TASK STATEMENT: Write out the listing, please, but only from its first line through the line containing "color=color, label=nombre, linewidth=0)", exactly as given and without pictures.

AVAILABLE DATA:
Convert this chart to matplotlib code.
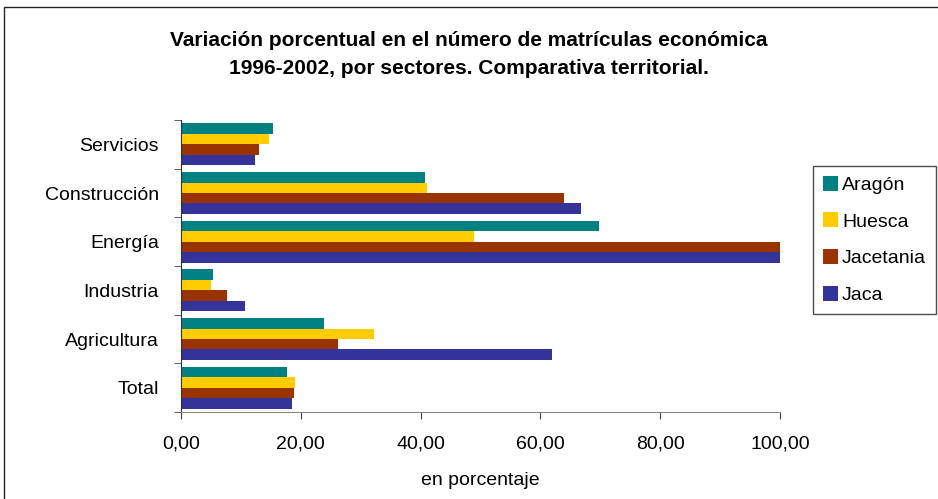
"""
Variación porcentual en el número de matrículas económicas, 1996-2002,
por sectores, con comparativa territorial.
"""

import matplotlib.pyplot as plt
import numpy as np
from matplotlib.patches import Rectangle

plt.rcParams["font.family"] = ["Liberation Sans", "DejaVu Sans"]

# %%
# Data

sectores = ["Total", "Agricultura", "Industria", "Energía", "Construcción", "Servicios"]
territorios = ["Aragón", "Huesca", "Jacetania", "Jaca"]

aragon = [17.7, 23.8, 5.4, 69.7, 40.8, 15.4]
huesca = [19.1, 32.2, 5.0, 48.9, 41.1, 14.7]
jacetania = [18.8, 26.2, 7.7, 100.0, 63.9, 13.1]
jaca = [18.5, 62.0, 10.7, 100.0, 66.7, 12.4]

colores = ["#008080", "#FFCC00", "#993300", "#333399"]

# %%
# Figure

fig = plt.figure(figsize=(9.38, 4.99), dpi=100)
ax = fig.add_axes([181 / 938, 1 - 412 / 499, 599 / 938, 292 / 499])

y = np.arange(len(sectores))
h = 0.215
series = [aragon, huesca, jacetania, jaca]
for i, (nombre, valores, color) in enumerate(zip(territorios, series, colores)):
    offset = (1.5 - i) * h
    ax.barh(y + offset, valores, height=h, color=color, label=nombre, linewidth=0)

ax.set_xlim(0, 100)
ax.set_ylim(-0.5, len(sectores) - 0.5)
ax.set_xticks(np.arange(0, 101, 20))
ax.set_xticklabels([f"{v:.2f}".replace(".", ",") for v in np.arange(0, 101, 20)], fontsize=14)
ax.set_yticks(y)
ax.set_yticklabels(sectores, fontsize=14)
ax.tick_params(axis="y", length=0, pad=16)
ax.set_yticks(np.arange(-0.5, len(sectores), 1), minor=True)
ax.tick_params(axis="y", which="minor", length=5, direction="out", color="#444444")
ax.tick_params(axis="x", length=5, direction="out", color="#444444", pad=12)

for side in ["top", "right"]:
    ax.spines[side].set_visible(False)
ax.spines["left"].set_color("#333333")
ax.spines["bottom"].set_color("#888888")

ax.set_xlabel("en porcentaje", fontsize=14, labelpad=14)

fig.text(0.5, 1 - 40 / 499, "Variación porcentual en el número de matrículas económica",
         ha="center", va="center", fontsize=15, fontweight="bold")
fig.text(0.5, 1 - 68 / 499, "1996-2002, por sectores. Comparativa territorial.",
         ha="center", va="center", fontsize=15, fontweight="bold")

leg = fig.legend(loc="upper left", bbox_to_anchor=(813 / 938, 1 - 166 / 499),
                 fontsize=14, frameon=True, fancybox=False, handlelength=0.8,
                 handleheight=0.8, handletextpad=0.2, labelspacing=0.95,
                 borderpad=0.5, borderaxespad=0)
leg.get_frame().set_edgecolor("#222222")
leg.get_frame().set_linewidth(1.0)

# outer chart border (cut off at right and bottom like the original)
fig.patches.append(Rectangle((4 / 938, -0.02), 1.02, 1 - 7 / 499 + 0.02,
                             transform=fig.transFigure, fill=False,
                             edgecolor="#222222", linewidth=1.0))

fig.savefig("out.png", dpi=100)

THE REPLY:
Convert this chart to matplotlib code.
"""
Variación porcentual en el número de matrículas económicas, 1996-2002,
por sectores, con comparativa territorial.
"""

import matplotlib.pyplot as plt
import numpy as np
from matplotlib.patches import Rectangle

plt.rcParams["font.family"] = ["Liberation Sans", "DejaVu Sans"]

# %%
# Data

sectores = ["Total", "Agricultura", "Industria", "Energía", "Construcción", "Servicios"]
territorios = ["Aragón", "Huesca", "Jacetania", "Jaca"]

aragon = [17.7, 23.8, 5.4, 69.7, 40.8, 15.4]
huesca = [19.1, 32.2, 5.0, 48.9, 41.1, 14.7]
jacetania = [18.8, 26.2, 7.7, 100.0, 63.9, 13.1]
jaca = [18.5, 62.0, 10.7, 100.0, 66.7, 12.4]

colores = ["#008080", "#FFCC00", "#993300", "#333399"]

# %%
# Figure

fig = plt.figure(figsize=(9.38, 4.99), dpi=100)
ax = fig.add_axes([181 / 938, 1 - 412 / 499, 599 / 938, 292 / 499])

y = np.arange(len(sectores))
h = 0.215
series = [aragon, huesca, jacetania, jaca]
for i, (nombre, valores, color) in enumerate(zip(territorios, series, colores)):
    offset = (1.5 - i) * h
    ax.barh(y + offset, valores, height=h, color=color, label=nombre, linewidth=0)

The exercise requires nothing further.